[Instructions for the task] Without including any images, repeat the data exactly.
———
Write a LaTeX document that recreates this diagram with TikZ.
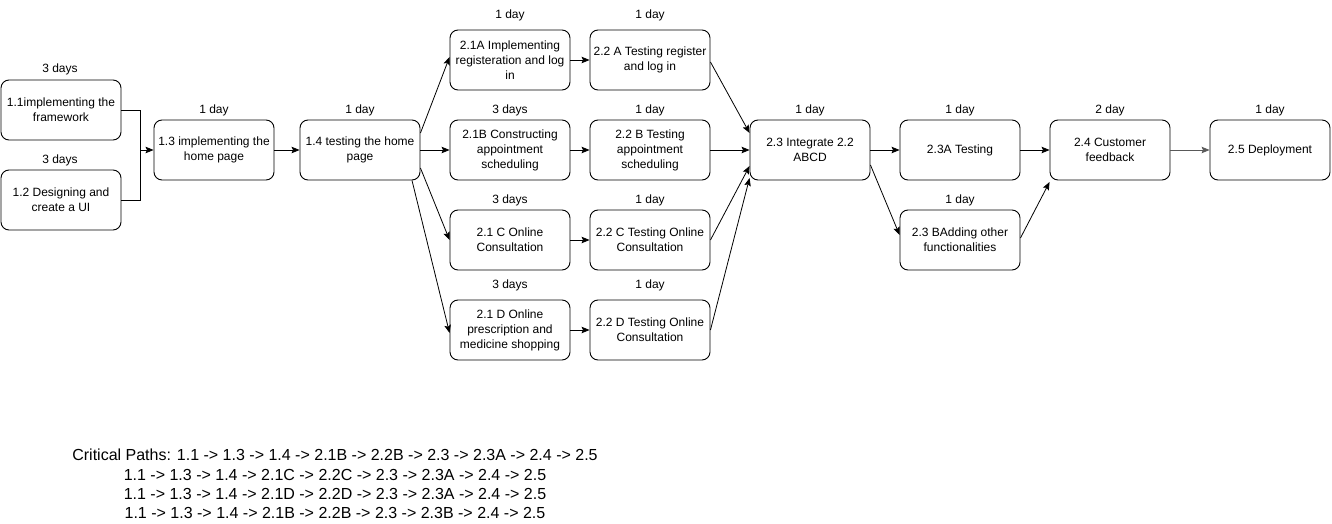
\documentclass[tikz,border=0pt]{standalone}
\usepackage{fontspec}
\setmainfont{Liberation Sans}
\usetikzlibrary{arrows.meta}
\begin{document}
\begin{tikzpicture}[x=1pt,y=-1pt,
  box/.style={draw, line width=0.9pt, rounded corners=8pt, minimum width=120pt, minimum height=60pt,
    align=center, inner sep=0pt, font=\fontsize{12}{15}\selectfont},
  lbl/.style={font=\fontsize{12}{14}\selectfont, inner sep=0pt},
  arr/.style={line width=0.8pt, -{Stealth[length=8pt,width=6.5pt,inset=1.5pt]}},
  ln/.style={line width=0.8pt}]
\useasboundingbox (0,0) rectangle (1332,524);
% nodes
\node[box] (n11) at (61,110) {1.1implementing the\\framework};
\node[box] (n12) at (61,200) {1.2 Designing and\\create a UI};
\node[box] (n13) at (214,150) {1.3 implementing the\\home page};
\node[box] (n14) at (360,150) {1.4 testing the home\\page};
\node[box] (n21a) at (510,60) {2.1A Implementing\\registeration and log\\in};
\node[box] (n22a) at (650,60) {2.2 A Testing register\\and log in};
\node[box] (n21b) at (510,150) {2.1B Constructing\\appointment\\scheduling};
\node[box] (n22b) at (650,150) {2.2 B Testing\\appointment\\scheduling};
\node[box] (n21c) at (510,240) {2.1 C Online\\Consultation};
\node[box] (n22c) at (650,240) {2.2 C Testing Online\\Consultation};
\node[box] (n21d) at (510,330) {2.1 D Online\\prescription and\\medicine shopping};
\node[box] (n22d) at (650,330) {2.2 D Testing Online\\Consultation};
\node[box] (n23) at (810,150) {2.3 Integrate 2.2\\ABCD};
\node[box] (n23a) at (960,150) {2.3A Testing};
\node[box] (n23b) at (960,240) {2.3 BAdding other\\functionalities};
\node[box] (n24) at (1110,150) {2.4 Customer\\feedback};
\node[box] (n25) at (1270,150) {2.5 Deployment};
% labels
\node[lbl] (l11) at (60,69) {3 days};
\node[lbl] (l12) at (60,160) {3 days};
\node[lbl] (l13) at (214,110) {1 day};
\node[lbl] (l14) at (360,110) {1 day};
\node[lbl] (l21a) at (510,15) {1 day};
\node[lbl] (l22a) at (650,15) {1 day};
\node[lbl] (l21b) at (510,110) {3 days};
\node[lbl] (l22b) at (650,110) {1 day};
\node[lbl] (l21c) at (510,200) {3 days};
\node[lbl] (l22c) at (650,200) {1 day};
\node[lbl] (l21d) at (510,285) {3 days};
\node[lbl] (l22d) at (650,285) {1 day};
\node[lbl] (l23) at (810,110) {1 day};
\node[lbl] (l23a) at (960,110) {1 day};
\node[lbl] (l23b) at (960,200) {1 day};
\node[lbl] (l24) at (1110,110) {2 day};
\node[lbl] (l25) at (1270,110) {1 day};
% connectors
\coordinate (j) at (140,150);
\draw[ln] (n11.east) -| (j);
\draw[ln] (n12.east) -| (j);
\draw[arr] (j) -- (n13.west);
\draw[arr] (n13) -- (n14);
\draw[arr] ([yshift=17pt]n14.east) -- ([yshift=3pt]n21a.west);
\draw[arr] (n14) -- (n21b);
\draw[arr] ([yshift=-18pt]n14.east) -- (n21c.west);
\draw[arr] ([xshift=52pt]n14.south) -- ([yshift=-3pt]n21d.west);
\draw[arr] (n21a) -- (n22a);
\draw[arr] (n21b) -- (n22b);
\draw[arr] (n21c) -- (n22c);
\draw[arr] (n21d) -- (n22d);
\draw[arr] ([yshift=-2pt]n22a.east) -- ([yshift=17pt]n23.west);
\draw[arr] (n22b) -- (n23);
\draw[arr] (n22c.east) -- ([yshift=-16pt]n23.west);
\draw[arr] (n22d.east) -- ([yshift=-28pt]n23.west);
\draw[arr] (n23) -- (n23a);
\draw[arr] ([yshift=-15pt]n23.east) -- ([yshift=5pt]n23b.west);
\draw[arr] (n23a) -- (n24);
\draw[arr] ([yshift=2pt]n23b.east) -- ([yshift=-32pt]n24.west);
\draw[arr, draw=black!65] (n24) -- (n25);
% critical paths
\node[font=\fontsize{16}{19.3}\selectfont, align=center, inner sep=0pt] (cp) at (335,484)
 {Critical Paths: 1.1 -> 1.3 -> 1.4 -> 2.1B -> 2.2B -> 2.3 -> 2.3A -> 2.4 -> 2.5\\
  1.1 -> 1.3 -> 1.4 -> 2.1C -> 2.2C -> 2.3 -> 2.3A -> 2.4 -> 2.5\\
  1.1 -> 1.3 -> 1.4 -> 2.1D -> 2.2D -> 2.3 -> 2.3A -> 2.4 -> 2.5\\
  1.1 -> 1.3 -> 1.4 -> 2.1B -> 2.2B -> 2.3 -> 2.3B -> 2.4 -> 2.5};
\end{tikzpicture}
\end{document}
———
[Task response]
Write a LaTeX document that recreates this diagram with TikZ.
\documentclass[tikz,border=0pt]{standalone}
\usepackage{fontspec}
\setmainfont{Liberation Sans}
\usetikzlibrary{arrows.meta}
\begin{document}
\begin{tikzpicture}[x=1pt,y=-1pt,
  box/.style={draw, line width=0.9pt, rounded corners=8pt, minimum width=120pt, minimum height=60pt,
    align=center, inner sep=0pt, font=\fontsize{12}{15}\selectfont},
  lbl/.style={font=\fontsize{12}{14}\selectfont, inner sep=0pt},
  arr/.style={line width=0.8pt, -{Stealth[length=8pt,width=6.5pt,inset=1.5pt]}},
  ln/.style={line width=0.8pt}]
\useasboundingbox (0,0) rectangle (1332,524);
% nodes
\node[box] (n11) at (61,110) {1.1implementing the\\framework};
\node[box] (n12) at (61,200) {1.2 Designing and\\create a UI};
\node[box] (n13) at (214,150) {1.3 implementing the\\home page};
\node[box] (n14) at (360,150) {1.4 testing the home\\page};
\node[box] (n21a) at (510,60) {2.1A Implementing\\registeration and log\\in};
\node[box] (n22a) at (650,60) {2.2 A Testing register\\and log in};
\node[box] (n21b) at (510,150) {2.1B Constructing\\appointment\\scheduling};
\node[box] (n22b) at (650,150) {2.2 B Testing\\appointment\\scheduling};
\node[box] (n21c) at (510,240) {2.1 C Online\\Consultation};
\node[box] (n22c) at (650,240) {2.2 C Testing Online\\Consultation};
\node[box] (n21d) at (510,330) {2.1 D Online\\prescription and\\medicine shopping};
\node[box] (n22d) at (650,330) {2.2 D Testing Online\\Consultation};
\node[box] (n23) at (810,150) {2.3 Integrate 2.2\\ABCD};
\node[box] (n23a) at (960,150) {2.3A Testing};
\node[box] (n23b) at (960,240) {2.3 BAdding other\\functionalities};
\node[box] (n24) at (1110,150) {2.4 Customer\\feedback};
\node[box] (n25) at (1270,150) {2.5 Deployment};
% labels
\node[lbl] (l11) at (60,69) {3 days};
\node[lbl] (l12) at (60,160) {3 days};
\node[lbl] (l13) at (214,110) {1 day};
\node[lbl] (l14) at (360,110) {1 day};
\node[lbl] (l21a) at (510,15) {1 day};
\node[lbl] (l22a) at (650,15) {1 day};
\node[lbl] (l21b) at (510,110) {3 days};
\node[lbl] (l22b) at (650,110) {1 day};
\node[lbl] (l21c) at (510,200) {3 days};
\node[lbl] (l22c) at (650,200) {1 day};
\node[lbl] (l21d) at (510,285) {3 days};
\node[lbl] (l22d) at (650,285) {1 day};
\node[lbl] (l23) at (810,110) {1 day};
\node[lbl] (l23a) at (960,110) {1 day};
\node[lbl] (l23b) at (960,200) {1 day};
\node[lbl] (l24) at (1110,110) {2 day};
\node[lbl] (l25) at (1270,110) {1 day};
% connectors
\coordinate (j) at (140,150);
\draw[ln] (n11.east) -| (j);
\draw[ln] (n12.east) -| (j);
\draw[arr] (j) -- (n13.west);
\draw[arr] (n13) -- (n14);
\draw[arr] ([yshift=17pt]n14.east) -- ([yshift=3pt]n21a.west);
\draw[arr] (n14) -- (n21b);
\draw[arr] ([yshift=-18pt]n14.east) -- (n21c.west);
\draw[arr] ([xshift=52pt]n14.south) -- ([yshift=-3pt]n21d.west);
\draw[arr] (n21a) -- (n22a);
\draw[arr] (n21b) -- (n22b);
\draw[arr] (n21c) -- (n22c);
\draw[arr] (n21d) -- (n22d);
\draw[arr] ([yshift=-2pt]n22a.east) -- ([yshift=17pt]n23.west);
\draw[arr] (n22b) -- (n23);
\draw[arr] (n22c.east) -- ([yshift=-16pt]n23.west);
\draw[arr] (n22d.east) -- ([yshift=-28pt]n23.west);
\draw[arr] (n23) -- (n23a);
\draw[arr] ([yshift=-15pt]n23.east) -- ([yshift=5pt]n23b.west);
\draw[arr] (n23a) -- (n24);
\draw[arr] ([yshift=2pt]n23b.east) -- ([yshift=-32pt]n24.west);
\draw[arr, draw=black!65] (n24) -- (n25);
% critical paths
\node[font=\fontsize{16}{19.3}\selectfont, align=center, inner sep=0pt] (cp) at (335,484)
 {Critical Paths: 1.1 -> 1.3 -> 1.4 -> 2.1B -> 2.2B -> 2.3 -> 2.3A -> 2.4 -> 2.5\\
  1.1 -> 1.3 -> 1.4 -> 2.1C -> 2.2C -> 2.3 -> 2.3A -> 2.4 -> 2.5\\
  1.1 -> 1.3 -> 1.4 -> 2.1D -> 2.2D -> 2.3 -> 2.3A -> 2.4 -> 2.5\\
  1.1 -> 1.3 -> 1.4 -> 2.1B -> 2.2B -> 2.3 -> 2.3B -> 2.4 -> 2.5};
\end{tikzpicture}
\end{document}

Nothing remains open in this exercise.